This is our bi-weekly farm share from Long Life Farm, an organic CSA in Hopkinton MA. This what we got and how I stored them. I don’t always have time to wash and store them the day I get them, but it usually works out fine to do it the next day since everything is so fresh. At the bottom, I have recipe suggestions. I wait to go to the grocery store after we get the farm share, so I can plan meals to use everything up promptly.
Store unwashed sealed in labeled plastic bags in fridge:
- Kohlrabi bulbs (remove greens before storing to wash)
- Scallions / Green Onions
- Yellow Summer squash / yellow zucchini
- Costata Romanesco zucchini
- Dark Green zucchini
- Green Cabbage
- Baby Beet bulbs (remove greens before storing to wash)
Wash all greens in sink, use salad spinner to drain, wrap in paper towels, put into labeled zipper bags and store in fridge:
- Redbor Kale
- Pirat Lettuce
- Rouge D’Hiver Red Lettuce
- Kohlrabi greens (Bitter Greens)
- Baby Beet greens (Bitter Greens)
Kohlrabi bulbs, beets, zucchini and summer squash are very tasty when sliced and cooked on the grill in a metal vegetable basket so they don’t fall through the grate. I usually serve them with grilled chicken or sausage, also with small potatoes roasted in the grill. Zucchini and squash cook quickly, maybe 3 minutes per side on the grill. Kohlrabi bulbs & beets take longer, maybe 6 minutes per side. Small potatoes more like 7-8 minutes per side.

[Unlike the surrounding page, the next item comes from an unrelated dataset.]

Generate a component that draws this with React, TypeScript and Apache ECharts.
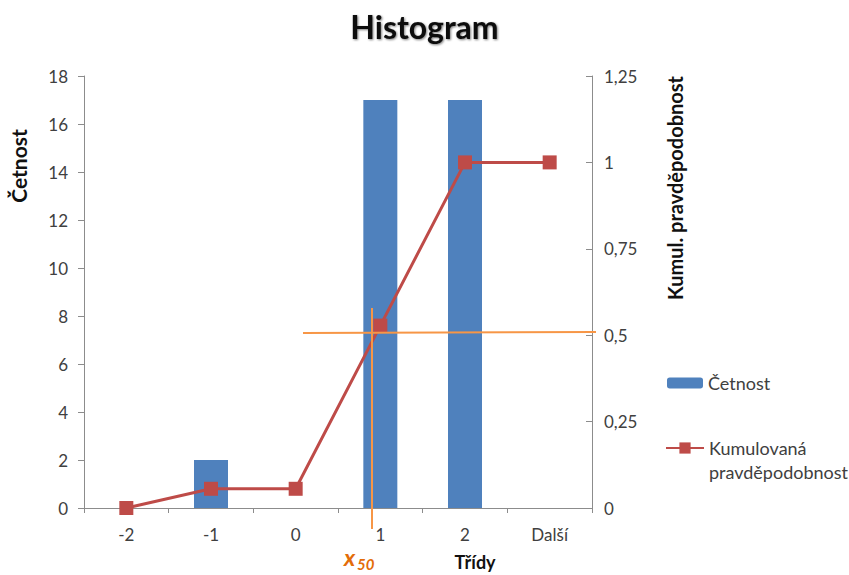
import React, { useEffect, useRef } from "react";
import * as echarts from "echarts";

const categories = ["-2", "-1", "0", "1", "2", "Další"];
const counts = [0, 2, 0, 17, 17, 0];
const cumulative = [0, 0.0556, 0.0556, 0.5278, 1, 1];
const leftTicks = { min: 0, max: 18, interval: 2 };
const rightTicks = { min: 0, max: 1.25, interval: 0.25 };

const FONT = "Lato, 'Open Sans', sans-serif";
const AXIS_GRAY = "#8c8c8c";
const TEXT = "#404040";
const ORANGE = "#F79646";
const ORANGE_DARK = "#E36C09";

export default function App() {
  const ref = useRef<HTMLDivElement>(null);
  useEffect(() => {
    document.body.style.margin = "0";
    if (!ref.current) return;
    const chart = echarts.init(ref.current, null, { renderer: "svg" });
    chart.setOption({
      animation: false,
      backgroundColor: "#ffffff",
      textStyle: { fontFamily: FONT },
      title: {
        text: "Histogram",
        left: "center",
        top: 5,
        textStyle: {
          fontFamily: FONT,
          fontSize: 32,
          fontWeight: "bold",
          color: "#111",
          textShadowColor: "rgba(0,0,0,0.5)",
          textShadowBlur: 2,
          textShadowOffsetX: 1,
          textShadowOffsetY: 1,
        },
      },
      grid: { left: 84, right: 257, top: 76, bottom: 67 },
      legend: [
        {
          data: ["Četnost"],
          left: 662,
          top: 367,
          padding: 5,
          itemWidth: 36,
          itemHeight: 11,
          textStyle: { fontSize: 18, color: TEXT, fontFamily: FONT, lineHeight: 22 },
        },
        {
          data: ["Kumulovaná pravděpodobnost"],
          left: 660,
          top: 407,
          padding: 5,
          itemWidth: 38,
          itemHeight: 14,
          formatter: () => "\nKumulovaná\npravděpodobnost",
          textStyle: { fontSize: 18, color: TEXT, fontFamily: FONT, lineHeight: 24 },
        },
      ],
      xAxis: {
        type: "category",
        data: categories,
        boundaryGap: true,
        axisLine: { lineStyle: { color: AXIS_GRAY, width: 1 } },
        axisTick: { show: true, length: 5, lineStyle: { color: AXIS_GRAY } },
        axisLabel: { fontSize: 17, color: TEXT, margin: 18, fontFamily: FONT },
      },
      yAxis: [
        {
          type: "value",
          min: leftTicks.min,
          max: leftTicks.max,
          interval: leftTicks.interval,
          splitLine: { show: false },
          axisLine: { show: true, lineStyle: { color: AXIS_GRAY } },
          axisTick: { show: true, length: 6, lineStyle: { color: AXIS_GRAY } },
          axisLabel: { fontSize: 17, color: TEXT, margin: 16, fontFamily: FONT },
        },
        {
          type: "value",
          position: "right",
          min: rightTicks.min,
          max: rightTicks.max,
          interval: rightTicks.interval,
          splitLine: { show: false },
          axisLine: { show: true, lineStyle: { color: AXIS_GRAY } },
          axisTick: { show: true, inside: true, length: 6, lineStyle: { color: AXIS_GRAY } },
          axisLabel: {
            fontSize: 17,
            color: TEXT,
            margin: 12,
            fontFamily: FONT,
            formatter: (v: number) => String(v).replace(".", ","),
          },
        },
      ],
      series: [
        {
          name: "Četnost",
          type: "bar",
          data: counts,
          barWidth: 34,
          itemStyle: { color: "#4F81BD" },
          yAxisIndex: 0,
        },
        {
          name: "Kumulovaná pravděpodobnost",
          type: "line",
          data: cumulative,
          yAxisIndex: 1,
          symbol: "rect",
          symbolSize: 14,
          lineStyle: { color: "#BE4B48", width: 3 },
          itemStyle: { color: "#BE4B48" },
          z: 5,
        },
      ],
      graphic: [
        {
          type: "line",
          shape: { x1: 303, y1: 333, x2: 596, y2: 332 },
          style: { stroke: ORANGE, lineWidth: 2 },
          z: 10,
        },
        {
          type: "line",
          shape: { x1: 372, y1: 308, x2: 372, y2: 529 },
          style: { stroke: ORANGE, lineWidth: 2 },
          z: 10,
        },
        {
          type: "text",
          x: 344,
          y: 557,
          style: {
            text: "x",
            fontSize: 23,
            fontStyle: "italic",
            fontWeight: "bold",
            fill: ORANGE_DARK,
            fontFamily: FONT,
            verticalAlign: "middle",
          },
        },
        {
          type: "text",
          x: 357,
          y: 564,
          style: {
            text: "50",
            fontSize: 15,
            fontStyle: "italic",
            fontWeight: "bold",
            fill: ORANGE_DARK,
            fontFamily: FONT,
            verticalAlign: "middle",
          },
        },
        {
          type: "text",
          x: 475,
          y: 562,
          style: {
            text: "Třídy",
            fontSize: 18,
            fontWeight: "bold",
            fill: "#111",
            fontFamily: FONT,
            align: "center",
            verticalAlign: "middle",
          },
        },
        {
          type: "text",
          x: 18,
          y: 166,
          rotation: Math.PI / 2,
          style: {
            text: "Četnost",
            fontSize: 21,
            fontWeight: "bold",
            fill: "#111",
            fontFamily: FONT,
            align: "center",
            verticalAlign: "middle",
          },
        },
        {
          type: "text",
          x: 675,
          y: 188,
          rotation: Math.PI / 2,
          style: {
            text: "Kumul. pravděpodobnost",
            fontSize: 20,
            fontWeight: "bold",
            fill: "#111",
            fontFamily: FONT,
            align: "center",
            verticalAlign: "middle",
          },
        },
      ],
    });
    return () => chart.dispose();
  }, []);
  return <div ref={ref} style={{ width: 849, height: 575 }} />;
}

I’m not a fan of cole slaw, which is what many people do to use up their cabbage. The only cabbage recipe I really like is baked stuffed cabbage with tomato sauce. I start by steaming the whole head of cabbage for about 30 minutes. Then I fill each leaf with about 1 Tbsp of my favorite raw meatball recipe (sun-dried tomato chicken meatballs) and roll the leaves around the meat into balls. I put the stuffed leaves in a lasagna pan and cover with tomato sauce and a little parmesan cheese. I cover the dish with foil and bake at 400F for 30 minutes until meat is thoroughly cooked. Someday I might try to make sauerkraut, which I like, but have never attempted to make at home.

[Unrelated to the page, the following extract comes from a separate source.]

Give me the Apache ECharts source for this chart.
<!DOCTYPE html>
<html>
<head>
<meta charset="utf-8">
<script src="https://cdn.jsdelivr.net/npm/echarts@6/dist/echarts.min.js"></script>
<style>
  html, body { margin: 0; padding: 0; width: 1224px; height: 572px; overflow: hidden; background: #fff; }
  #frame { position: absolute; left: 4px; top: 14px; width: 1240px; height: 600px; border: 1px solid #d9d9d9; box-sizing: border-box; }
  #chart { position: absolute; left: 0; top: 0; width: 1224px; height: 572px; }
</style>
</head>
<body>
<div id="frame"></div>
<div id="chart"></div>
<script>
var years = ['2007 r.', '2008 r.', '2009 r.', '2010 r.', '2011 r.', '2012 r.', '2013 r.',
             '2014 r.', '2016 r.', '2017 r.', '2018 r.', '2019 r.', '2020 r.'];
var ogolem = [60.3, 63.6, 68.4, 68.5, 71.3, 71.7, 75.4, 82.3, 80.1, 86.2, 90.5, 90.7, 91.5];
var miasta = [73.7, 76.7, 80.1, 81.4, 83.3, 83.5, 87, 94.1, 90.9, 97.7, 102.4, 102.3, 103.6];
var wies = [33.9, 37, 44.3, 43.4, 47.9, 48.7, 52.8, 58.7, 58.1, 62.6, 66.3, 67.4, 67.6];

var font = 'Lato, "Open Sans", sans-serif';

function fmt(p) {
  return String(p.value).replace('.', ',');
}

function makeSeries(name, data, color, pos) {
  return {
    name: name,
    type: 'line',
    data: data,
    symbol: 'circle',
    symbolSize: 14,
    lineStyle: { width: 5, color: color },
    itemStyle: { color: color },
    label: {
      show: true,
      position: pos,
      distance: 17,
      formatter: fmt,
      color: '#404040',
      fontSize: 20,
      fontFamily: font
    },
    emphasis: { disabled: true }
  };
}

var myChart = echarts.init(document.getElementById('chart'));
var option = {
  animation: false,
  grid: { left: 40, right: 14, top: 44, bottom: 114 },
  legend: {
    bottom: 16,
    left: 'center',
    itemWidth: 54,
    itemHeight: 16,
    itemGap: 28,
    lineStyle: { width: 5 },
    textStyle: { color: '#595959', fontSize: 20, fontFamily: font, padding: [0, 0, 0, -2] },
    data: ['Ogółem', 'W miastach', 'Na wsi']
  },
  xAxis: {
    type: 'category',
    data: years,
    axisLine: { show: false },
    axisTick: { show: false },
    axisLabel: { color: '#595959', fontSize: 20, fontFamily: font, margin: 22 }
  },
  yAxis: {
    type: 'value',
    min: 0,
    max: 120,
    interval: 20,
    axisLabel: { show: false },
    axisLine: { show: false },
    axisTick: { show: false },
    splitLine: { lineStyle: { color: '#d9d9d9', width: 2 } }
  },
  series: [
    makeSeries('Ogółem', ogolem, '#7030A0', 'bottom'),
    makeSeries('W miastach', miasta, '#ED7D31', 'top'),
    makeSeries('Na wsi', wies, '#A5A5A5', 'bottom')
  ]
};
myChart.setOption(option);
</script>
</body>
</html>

We tend to get a lot of scallions (green onions), more than I can use up before the next farm share is ready. You can substitute them in most recipes that call for onions, so I avoid buying onions at the supermarket in the summer. They are good in stir-fry. You can use up both parsley and scallions in a cous-cous tabouli salad. If you have too many scallions and parsley, you can freeze them to use later in turkey stock at Thanksgiving. You can also dry them by slow cooking in the oven, then could be used as lightweight spices to take on a backpacking camping trip.
For any variety of kale, I enjoy this Lemon-Parmesan kale salad recipe. Kale is tough, so the key is to let the dressing soak in for 5 minutes or more before serving and that softens up the kale. Bitter greens, such as kohlrabi, beet, radish or turnip, are kind of an acquired taste. But if you cook them in bacon grease with a little garlic slowly for a long time they do soften up. Then you can sprinkle with lemon juice and serve as a side or maybe over rice. They cook down to a very small amount, so I tend to also serve a second vegetable that people are more likely to enjoy anyway. The lettuce I have no problem using up. I tend to have a salad for lunch every day with grilled chicken. If I have a lot of romaine lettuce, I might make a caesar salad for a dinner one night too.